| Work instructions |
Copy out each line that has "matplotlib" in it.

| Supplied information |

■ ■ ■ ■

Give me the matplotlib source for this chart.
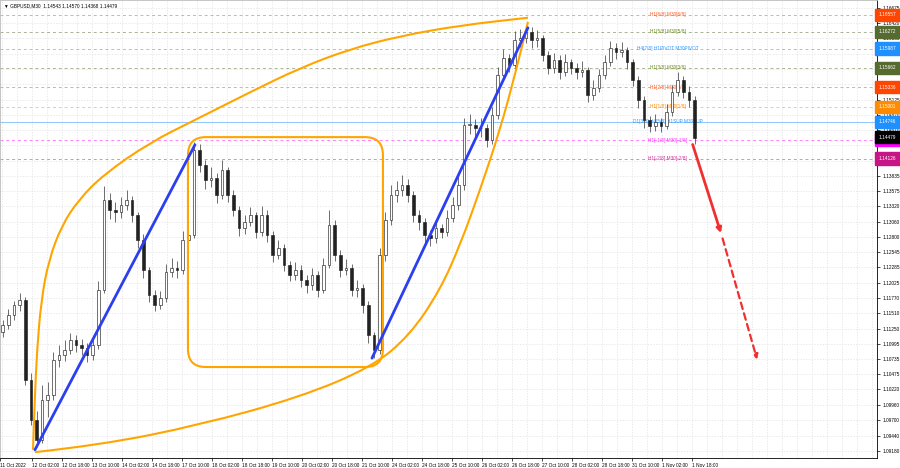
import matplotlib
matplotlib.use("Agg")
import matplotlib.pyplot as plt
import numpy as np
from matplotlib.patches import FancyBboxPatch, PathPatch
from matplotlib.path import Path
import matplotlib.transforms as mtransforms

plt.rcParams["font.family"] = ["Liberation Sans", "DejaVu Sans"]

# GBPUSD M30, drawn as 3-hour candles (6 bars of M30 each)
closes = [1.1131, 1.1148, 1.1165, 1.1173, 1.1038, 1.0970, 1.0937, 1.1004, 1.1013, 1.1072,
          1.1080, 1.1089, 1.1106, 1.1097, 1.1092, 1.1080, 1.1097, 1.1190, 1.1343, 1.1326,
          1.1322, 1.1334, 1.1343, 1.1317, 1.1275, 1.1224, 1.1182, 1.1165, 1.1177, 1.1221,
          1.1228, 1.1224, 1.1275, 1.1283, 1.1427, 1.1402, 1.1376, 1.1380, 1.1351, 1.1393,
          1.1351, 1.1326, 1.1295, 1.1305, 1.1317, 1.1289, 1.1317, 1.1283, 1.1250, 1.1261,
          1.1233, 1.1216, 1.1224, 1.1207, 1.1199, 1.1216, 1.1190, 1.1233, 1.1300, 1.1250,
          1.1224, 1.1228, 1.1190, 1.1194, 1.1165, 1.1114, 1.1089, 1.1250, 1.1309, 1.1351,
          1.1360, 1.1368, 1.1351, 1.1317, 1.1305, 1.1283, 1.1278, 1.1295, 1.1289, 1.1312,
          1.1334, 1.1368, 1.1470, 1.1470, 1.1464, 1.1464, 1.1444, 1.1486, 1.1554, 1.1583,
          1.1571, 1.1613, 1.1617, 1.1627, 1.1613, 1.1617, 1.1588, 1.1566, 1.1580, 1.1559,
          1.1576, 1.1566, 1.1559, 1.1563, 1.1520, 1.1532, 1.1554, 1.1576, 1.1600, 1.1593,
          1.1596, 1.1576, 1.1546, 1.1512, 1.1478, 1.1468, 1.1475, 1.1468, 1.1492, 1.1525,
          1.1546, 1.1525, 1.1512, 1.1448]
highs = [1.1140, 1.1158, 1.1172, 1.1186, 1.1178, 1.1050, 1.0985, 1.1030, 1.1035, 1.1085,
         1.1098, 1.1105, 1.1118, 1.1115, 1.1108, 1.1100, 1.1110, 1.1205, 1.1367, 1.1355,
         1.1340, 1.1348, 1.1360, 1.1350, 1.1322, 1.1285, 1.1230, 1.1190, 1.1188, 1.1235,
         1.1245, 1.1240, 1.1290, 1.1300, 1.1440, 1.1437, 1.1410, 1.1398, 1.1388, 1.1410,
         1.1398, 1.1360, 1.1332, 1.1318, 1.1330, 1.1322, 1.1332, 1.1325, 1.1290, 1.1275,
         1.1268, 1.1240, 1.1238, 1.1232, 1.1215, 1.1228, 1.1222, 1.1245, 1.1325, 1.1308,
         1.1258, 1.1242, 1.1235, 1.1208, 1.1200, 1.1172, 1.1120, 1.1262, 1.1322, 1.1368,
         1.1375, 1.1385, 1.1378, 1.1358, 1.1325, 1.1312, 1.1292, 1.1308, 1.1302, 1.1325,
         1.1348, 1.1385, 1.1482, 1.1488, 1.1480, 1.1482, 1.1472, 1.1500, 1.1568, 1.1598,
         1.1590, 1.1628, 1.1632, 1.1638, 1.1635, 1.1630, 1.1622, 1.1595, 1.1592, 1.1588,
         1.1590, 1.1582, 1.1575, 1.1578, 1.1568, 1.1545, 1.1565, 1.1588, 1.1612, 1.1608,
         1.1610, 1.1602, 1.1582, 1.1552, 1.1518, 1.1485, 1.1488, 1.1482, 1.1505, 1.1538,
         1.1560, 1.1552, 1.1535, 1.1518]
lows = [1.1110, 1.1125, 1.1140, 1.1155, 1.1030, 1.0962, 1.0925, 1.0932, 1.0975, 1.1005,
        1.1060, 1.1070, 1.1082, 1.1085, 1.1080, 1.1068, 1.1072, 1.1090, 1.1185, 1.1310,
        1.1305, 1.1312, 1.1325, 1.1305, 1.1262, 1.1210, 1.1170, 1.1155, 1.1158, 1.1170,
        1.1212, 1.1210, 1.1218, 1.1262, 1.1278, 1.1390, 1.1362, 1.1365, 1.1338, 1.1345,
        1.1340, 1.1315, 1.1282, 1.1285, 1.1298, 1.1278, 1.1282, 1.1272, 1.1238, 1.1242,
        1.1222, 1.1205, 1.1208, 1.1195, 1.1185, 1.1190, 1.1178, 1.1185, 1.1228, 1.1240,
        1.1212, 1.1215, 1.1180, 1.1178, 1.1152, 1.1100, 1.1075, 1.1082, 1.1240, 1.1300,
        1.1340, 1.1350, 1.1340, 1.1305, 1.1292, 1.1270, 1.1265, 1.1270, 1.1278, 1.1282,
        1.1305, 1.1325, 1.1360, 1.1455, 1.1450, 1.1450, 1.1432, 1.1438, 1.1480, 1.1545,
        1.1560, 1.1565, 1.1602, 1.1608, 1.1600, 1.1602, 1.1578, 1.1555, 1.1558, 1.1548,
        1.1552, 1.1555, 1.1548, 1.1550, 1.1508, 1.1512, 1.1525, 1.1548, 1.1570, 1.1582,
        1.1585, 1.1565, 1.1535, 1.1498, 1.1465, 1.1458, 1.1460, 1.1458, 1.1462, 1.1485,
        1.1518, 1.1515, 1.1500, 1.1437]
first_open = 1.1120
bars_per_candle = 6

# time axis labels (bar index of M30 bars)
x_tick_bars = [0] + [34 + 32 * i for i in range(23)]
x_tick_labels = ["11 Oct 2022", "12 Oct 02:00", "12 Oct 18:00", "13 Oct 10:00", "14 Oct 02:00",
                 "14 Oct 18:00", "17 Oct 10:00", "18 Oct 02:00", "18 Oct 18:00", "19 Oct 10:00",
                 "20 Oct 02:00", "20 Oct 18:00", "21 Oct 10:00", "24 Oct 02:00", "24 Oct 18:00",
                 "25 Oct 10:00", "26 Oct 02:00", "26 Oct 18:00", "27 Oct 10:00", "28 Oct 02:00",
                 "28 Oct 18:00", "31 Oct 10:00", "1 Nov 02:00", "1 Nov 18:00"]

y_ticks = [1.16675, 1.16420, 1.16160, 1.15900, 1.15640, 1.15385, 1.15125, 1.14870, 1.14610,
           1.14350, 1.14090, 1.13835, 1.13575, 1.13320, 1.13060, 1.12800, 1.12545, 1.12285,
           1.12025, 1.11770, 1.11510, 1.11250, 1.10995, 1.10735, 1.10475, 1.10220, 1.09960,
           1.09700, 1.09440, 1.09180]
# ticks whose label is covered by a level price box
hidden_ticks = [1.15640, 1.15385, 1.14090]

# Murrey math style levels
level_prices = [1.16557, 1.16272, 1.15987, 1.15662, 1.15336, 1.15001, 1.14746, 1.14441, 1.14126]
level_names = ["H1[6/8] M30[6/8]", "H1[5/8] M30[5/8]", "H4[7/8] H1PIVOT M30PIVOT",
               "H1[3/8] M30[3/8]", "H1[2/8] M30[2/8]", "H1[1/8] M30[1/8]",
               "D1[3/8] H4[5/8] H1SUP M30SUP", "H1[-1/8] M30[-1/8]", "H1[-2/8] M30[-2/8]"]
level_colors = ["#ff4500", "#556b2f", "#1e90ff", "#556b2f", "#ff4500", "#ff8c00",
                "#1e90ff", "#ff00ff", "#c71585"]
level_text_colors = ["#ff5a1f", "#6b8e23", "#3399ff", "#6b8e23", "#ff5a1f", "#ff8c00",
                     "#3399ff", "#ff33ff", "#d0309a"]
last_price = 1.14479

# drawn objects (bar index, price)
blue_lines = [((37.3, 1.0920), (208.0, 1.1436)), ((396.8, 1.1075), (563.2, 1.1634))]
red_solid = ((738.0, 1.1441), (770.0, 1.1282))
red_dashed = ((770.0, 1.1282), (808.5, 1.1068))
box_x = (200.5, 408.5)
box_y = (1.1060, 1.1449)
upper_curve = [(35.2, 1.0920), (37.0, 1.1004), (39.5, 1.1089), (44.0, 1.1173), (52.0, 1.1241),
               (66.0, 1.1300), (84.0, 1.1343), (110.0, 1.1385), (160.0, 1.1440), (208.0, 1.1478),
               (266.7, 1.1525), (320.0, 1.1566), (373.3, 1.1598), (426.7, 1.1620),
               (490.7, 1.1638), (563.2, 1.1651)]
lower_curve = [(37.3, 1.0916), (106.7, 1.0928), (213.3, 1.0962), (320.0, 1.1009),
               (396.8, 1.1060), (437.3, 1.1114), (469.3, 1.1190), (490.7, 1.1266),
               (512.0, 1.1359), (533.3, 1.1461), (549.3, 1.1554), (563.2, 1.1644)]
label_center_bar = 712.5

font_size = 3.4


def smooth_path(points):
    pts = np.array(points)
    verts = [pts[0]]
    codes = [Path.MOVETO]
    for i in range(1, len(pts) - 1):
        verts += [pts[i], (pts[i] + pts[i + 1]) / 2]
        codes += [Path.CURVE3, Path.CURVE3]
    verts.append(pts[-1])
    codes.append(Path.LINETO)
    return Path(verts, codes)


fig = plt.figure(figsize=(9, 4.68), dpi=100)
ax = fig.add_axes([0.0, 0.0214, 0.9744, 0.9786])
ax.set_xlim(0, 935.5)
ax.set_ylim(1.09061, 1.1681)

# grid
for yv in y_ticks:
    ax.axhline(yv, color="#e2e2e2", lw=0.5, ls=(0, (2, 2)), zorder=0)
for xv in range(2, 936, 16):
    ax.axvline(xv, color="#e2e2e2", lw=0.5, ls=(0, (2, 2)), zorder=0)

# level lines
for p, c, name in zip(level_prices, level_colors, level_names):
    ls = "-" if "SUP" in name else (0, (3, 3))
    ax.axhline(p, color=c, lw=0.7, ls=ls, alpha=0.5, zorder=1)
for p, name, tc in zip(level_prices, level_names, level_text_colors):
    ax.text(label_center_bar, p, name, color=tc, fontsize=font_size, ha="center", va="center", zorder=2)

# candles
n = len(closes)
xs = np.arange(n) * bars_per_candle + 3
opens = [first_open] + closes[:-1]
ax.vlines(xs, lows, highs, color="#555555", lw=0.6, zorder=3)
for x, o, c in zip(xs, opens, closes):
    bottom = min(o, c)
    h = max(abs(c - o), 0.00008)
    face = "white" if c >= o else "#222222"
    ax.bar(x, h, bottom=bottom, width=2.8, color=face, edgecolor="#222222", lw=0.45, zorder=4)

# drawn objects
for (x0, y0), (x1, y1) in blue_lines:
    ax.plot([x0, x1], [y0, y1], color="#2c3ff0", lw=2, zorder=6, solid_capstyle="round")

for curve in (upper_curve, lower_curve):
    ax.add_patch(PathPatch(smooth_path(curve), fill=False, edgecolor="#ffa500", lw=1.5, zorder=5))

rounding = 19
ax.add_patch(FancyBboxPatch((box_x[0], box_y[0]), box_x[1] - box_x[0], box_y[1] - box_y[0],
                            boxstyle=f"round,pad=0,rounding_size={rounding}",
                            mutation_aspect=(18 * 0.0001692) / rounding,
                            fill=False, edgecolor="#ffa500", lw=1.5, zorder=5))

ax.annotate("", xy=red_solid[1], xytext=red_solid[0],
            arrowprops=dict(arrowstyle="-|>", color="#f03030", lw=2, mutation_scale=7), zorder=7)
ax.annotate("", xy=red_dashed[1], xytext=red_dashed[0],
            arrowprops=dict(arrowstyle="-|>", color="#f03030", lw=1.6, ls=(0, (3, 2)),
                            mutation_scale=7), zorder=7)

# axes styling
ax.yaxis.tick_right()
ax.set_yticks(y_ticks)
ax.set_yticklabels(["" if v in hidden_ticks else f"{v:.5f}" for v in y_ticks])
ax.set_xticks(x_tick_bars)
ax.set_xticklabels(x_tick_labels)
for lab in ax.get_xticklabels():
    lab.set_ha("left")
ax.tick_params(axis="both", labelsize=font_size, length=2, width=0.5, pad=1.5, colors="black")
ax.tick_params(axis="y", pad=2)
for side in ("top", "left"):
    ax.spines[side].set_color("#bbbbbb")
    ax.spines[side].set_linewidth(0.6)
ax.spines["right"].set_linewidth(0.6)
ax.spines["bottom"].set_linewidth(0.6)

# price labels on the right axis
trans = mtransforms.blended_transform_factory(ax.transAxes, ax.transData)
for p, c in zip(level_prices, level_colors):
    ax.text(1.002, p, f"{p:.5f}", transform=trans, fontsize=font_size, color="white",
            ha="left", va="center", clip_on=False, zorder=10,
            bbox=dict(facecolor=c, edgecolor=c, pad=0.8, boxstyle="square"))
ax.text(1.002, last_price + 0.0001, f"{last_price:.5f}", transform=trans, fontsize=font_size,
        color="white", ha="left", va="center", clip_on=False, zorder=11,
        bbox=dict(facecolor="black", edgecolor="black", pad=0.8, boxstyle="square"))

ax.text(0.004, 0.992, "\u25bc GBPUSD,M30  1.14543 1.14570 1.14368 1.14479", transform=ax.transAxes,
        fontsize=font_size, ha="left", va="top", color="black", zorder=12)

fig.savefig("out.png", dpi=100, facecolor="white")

■ ■ ■ ■

| Solution to the exercise |
Give me the matplotlib source for this chart.
import matplotlib
matplotlib.use("Agg")
import matplotlib.pyplot as plt
from matplotlib.patches import FancyBboxPatch, PathPatch
from matplotlib.path import Path
import matplotlib.transforms as mtransforms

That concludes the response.